DIRECTION: Type again, exactly, the lines below from the start through the line that includes "525, 523, 521];".

SOURCE MATERIAL:
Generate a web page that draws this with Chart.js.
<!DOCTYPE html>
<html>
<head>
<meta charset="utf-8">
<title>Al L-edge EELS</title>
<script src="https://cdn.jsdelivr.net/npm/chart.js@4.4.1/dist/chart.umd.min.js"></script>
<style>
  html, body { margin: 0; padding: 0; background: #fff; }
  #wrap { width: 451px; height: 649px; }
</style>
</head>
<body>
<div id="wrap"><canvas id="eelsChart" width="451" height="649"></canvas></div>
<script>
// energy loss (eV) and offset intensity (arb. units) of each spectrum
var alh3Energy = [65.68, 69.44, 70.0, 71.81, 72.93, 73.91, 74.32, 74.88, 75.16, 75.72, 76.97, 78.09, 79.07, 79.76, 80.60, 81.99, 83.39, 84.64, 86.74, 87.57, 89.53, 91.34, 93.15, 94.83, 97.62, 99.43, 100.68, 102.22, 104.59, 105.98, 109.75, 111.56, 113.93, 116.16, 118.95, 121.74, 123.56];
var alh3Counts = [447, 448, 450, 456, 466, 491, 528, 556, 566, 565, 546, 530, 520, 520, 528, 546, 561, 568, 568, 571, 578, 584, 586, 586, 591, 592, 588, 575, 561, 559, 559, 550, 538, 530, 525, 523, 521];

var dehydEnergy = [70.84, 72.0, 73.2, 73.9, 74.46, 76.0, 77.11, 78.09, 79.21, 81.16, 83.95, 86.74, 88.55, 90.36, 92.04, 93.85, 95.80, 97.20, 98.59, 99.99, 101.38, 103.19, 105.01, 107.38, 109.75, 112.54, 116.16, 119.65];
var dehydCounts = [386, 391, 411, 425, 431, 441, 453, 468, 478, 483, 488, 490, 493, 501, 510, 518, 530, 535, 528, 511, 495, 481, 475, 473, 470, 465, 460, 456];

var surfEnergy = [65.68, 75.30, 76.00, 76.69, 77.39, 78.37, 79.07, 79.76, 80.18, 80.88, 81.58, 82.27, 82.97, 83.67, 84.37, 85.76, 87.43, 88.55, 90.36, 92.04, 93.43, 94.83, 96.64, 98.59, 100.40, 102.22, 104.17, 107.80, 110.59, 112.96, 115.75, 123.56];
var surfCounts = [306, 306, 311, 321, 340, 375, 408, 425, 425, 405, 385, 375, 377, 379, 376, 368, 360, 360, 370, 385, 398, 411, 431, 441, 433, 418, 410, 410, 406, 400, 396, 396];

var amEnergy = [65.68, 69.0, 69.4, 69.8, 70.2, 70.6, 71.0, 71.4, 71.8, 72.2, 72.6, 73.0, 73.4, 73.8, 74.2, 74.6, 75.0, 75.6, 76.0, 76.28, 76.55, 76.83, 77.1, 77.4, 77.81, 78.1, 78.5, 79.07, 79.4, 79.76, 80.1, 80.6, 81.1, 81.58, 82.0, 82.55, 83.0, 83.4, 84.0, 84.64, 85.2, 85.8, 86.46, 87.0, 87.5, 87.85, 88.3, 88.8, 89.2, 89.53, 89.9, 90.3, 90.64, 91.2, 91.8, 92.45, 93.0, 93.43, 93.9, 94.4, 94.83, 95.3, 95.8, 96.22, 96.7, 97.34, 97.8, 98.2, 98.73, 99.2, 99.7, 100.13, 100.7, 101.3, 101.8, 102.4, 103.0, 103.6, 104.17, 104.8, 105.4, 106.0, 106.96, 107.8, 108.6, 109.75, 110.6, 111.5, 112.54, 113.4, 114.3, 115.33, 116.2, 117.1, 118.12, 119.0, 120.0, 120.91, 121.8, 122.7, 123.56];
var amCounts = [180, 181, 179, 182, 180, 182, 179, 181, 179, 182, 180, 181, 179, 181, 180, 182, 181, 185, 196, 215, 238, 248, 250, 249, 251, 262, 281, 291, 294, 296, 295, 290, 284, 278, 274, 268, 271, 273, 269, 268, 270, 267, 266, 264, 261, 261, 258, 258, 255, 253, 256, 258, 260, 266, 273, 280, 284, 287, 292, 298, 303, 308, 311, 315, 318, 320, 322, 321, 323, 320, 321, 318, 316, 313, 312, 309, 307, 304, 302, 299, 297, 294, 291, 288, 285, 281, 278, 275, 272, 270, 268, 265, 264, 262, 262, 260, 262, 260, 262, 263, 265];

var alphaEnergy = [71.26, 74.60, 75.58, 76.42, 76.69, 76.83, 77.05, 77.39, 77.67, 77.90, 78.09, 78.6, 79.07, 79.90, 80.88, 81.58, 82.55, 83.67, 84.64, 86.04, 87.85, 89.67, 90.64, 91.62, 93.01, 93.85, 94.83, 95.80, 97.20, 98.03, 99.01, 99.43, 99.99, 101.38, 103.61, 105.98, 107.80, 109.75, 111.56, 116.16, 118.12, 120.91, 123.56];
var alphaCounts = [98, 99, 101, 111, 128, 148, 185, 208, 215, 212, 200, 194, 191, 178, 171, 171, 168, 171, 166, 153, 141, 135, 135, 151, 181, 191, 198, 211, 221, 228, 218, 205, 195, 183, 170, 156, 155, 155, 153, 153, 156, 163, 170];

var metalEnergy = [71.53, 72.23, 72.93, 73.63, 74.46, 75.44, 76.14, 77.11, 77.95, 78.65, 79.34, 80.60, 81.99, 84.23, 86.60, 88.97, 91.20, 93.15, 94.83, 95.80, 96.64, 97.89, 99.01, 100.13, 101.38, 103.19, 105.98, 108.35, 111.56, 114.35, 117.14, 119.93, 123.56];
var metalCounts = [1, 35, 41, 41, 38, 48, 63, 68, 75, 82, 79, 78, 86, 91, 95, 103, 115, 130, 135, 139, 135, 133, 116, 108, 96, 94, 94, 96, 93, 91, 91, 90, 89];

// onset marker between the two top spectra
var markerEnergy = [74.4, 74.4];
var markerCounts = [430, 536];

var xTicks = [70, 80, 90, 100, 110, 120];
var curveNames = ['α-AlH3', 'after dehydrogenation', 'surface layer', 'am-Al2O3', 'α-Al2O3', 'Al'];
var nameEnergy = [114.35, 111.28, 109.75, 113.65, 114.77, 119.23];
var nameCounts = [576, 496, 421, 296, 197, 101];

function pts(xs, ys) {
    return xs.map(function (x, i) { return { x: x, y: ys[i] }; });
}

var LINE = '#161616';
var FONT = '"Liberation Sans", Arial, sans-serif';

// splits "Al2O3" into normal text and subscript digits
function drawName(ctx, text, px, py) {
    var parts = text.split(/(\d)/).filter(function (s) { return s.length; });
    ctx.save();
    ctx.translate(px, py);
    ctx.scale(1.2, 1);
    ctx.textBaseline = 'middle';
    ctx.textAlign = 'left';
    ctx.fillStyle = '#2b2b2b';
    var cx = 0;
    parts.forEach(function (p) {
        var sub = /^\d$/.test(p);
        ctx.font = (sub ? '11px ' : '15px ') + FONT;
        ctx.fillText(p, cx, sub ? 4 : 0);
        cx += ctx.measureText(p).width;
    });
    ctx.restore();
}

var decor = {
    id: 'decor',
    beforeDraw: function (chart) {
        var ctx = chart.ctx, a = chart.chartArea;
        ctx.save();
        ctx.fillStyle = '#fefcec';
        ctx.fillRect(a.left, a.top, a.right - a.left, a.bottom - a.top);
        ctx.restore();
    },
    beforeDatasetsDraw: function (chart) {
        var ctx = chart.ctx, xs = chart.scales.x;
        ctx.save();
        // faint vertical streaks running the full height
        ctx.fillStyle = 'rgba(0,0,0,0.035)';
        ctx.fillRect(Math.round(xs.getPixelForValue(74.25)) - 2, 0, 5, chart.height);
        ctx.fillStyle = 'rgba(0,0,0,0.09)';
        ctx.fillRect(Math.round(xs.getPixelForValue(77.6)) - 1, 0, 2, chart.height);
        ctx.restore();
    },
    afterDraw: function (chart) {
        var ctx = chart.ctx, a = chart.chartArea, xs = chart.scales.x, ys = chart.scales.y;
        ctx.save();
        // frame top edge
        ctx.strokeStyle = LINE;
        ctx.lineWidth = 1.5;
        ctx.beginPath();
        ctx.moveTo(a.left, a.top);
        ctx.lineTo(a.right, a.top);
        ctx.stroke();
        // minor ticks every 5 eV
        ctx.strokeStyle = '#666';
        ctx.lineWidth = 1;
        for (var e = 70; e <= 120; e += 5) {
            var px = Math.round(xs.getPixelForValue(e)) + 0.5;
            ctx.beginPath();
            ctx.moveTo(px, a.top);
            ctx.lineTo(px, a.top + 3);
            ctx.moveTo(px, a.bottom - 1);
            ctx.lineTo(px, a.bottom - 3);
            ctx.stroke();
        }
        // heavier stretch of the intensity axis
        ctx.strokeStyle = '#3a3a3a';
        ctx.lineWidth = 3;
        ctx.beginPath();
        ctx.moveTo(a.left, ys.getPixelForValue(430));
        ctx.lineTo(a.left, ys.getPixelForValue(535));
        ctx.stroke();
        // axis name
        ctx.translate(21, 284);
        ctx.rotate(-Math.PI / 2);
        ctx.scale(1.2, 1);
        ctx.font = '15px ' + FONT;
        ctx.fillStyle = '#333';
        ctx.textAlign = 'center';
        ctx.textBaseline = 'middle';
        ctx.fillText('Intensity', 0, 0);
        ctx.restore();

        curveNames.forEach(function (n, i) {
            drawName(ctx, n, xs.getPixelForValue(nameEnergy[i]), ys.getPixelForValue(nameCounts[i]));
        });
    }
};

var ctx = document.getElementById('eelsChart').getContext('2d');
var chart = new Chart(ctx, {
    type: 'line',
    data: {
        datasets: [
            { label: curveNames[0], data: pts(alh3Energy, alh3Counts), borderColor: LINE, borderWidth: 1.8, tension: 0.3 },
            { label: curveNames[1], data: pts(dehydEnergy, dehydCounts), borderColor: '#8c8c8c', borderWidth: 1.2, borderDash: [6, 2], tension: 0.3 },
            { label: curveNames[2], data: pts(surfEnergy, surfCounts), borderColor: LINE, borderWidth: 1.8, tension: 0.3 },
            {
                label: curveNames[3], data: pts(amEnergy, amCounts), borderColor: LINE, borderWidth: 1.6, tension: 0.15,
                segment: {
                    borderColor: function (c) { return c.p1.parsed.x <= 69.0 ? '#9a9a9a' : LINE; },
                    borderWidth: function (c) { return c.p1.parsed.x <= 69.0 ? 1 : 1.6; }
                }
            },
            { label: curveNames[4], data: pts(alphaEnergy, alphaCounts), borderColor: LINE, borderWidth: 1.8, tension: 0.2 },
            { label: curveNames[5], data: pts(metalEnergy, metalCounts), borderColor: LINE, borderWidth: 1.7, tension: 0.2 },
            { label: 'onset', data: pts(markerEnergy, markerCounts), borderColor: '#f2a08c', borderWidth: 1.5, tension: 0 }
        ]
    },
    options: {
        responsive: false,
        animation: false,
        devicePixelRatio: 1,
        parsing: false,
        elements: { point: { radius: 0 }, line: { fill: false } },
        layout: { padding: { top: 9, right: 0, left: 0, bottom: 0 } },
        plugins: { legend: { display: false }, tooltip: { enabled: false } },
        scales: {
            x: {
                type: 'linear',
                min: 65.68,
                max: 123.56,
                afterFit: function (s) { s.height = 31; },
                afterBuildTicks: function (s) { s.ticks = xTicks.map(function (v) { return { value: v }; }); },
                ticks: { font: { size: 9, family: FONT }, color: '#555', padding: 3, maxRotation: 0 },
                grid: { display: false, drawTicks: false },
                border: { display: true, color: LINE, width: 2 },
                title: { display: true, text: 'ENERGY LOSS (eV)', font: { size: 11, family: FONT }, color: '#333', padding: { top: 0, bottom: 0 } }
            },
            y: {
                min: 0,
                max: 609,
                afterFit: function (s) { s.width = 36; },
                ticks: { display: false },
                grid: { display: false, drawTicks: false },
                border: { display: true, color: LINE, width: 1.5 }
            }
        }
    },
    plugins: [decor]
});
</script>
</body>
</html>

CORRECT RESPONSE:
Generate a web page that draws this with Chart.js.
<!DOCTYPE html>
<html>
<head>
<meta charset="utf-8">
<title>Al L-edge EELS</title>
<script src="https://cdn.jsdelivr.net/npm/chart.js@4.4.1/dist/chart.umd.min.js"></script>
<style>
  html, body { margin: 0; padding: 0; background: #fff; }
  #wrap { width: 451px; height: 649px; }
</style>
</head>
<body>
<div id="wrap"><canvas id="eelsChart" width="451" height="649"></canvas></div>
<script>
// energy loss (eV) and offset intensity (arb. units) of each spectrum
var alh3Energy = [65.68, 69.44, 70.0, 71.81, 72.93, 73.91, 74.32, 74.88, 75.16, 75.72, 76.97, 78.09, 79.07, 79.76, 80.60, 81.99, 83.39, 84.64, 86.74, 87.57, 89.53, 91.34, 93.15, 94.83, 97.62, 99.43, 100.68, 102.22, 104.59, 105.98, 109.75, 111.56, 113.93, 116.16, 118.95, 121.74, 123.56];
var alh3Counts = [447, 448, 450, 456, 466, 491, 528, 556, 566, 565, 546, 530, 520, 520, 528, 546, 561, 568, 568, 571, 578, 584, 586, 586, 591, 592, 588, 575, 561, 559, 559, 550, 538, 530, 525, 523, 521];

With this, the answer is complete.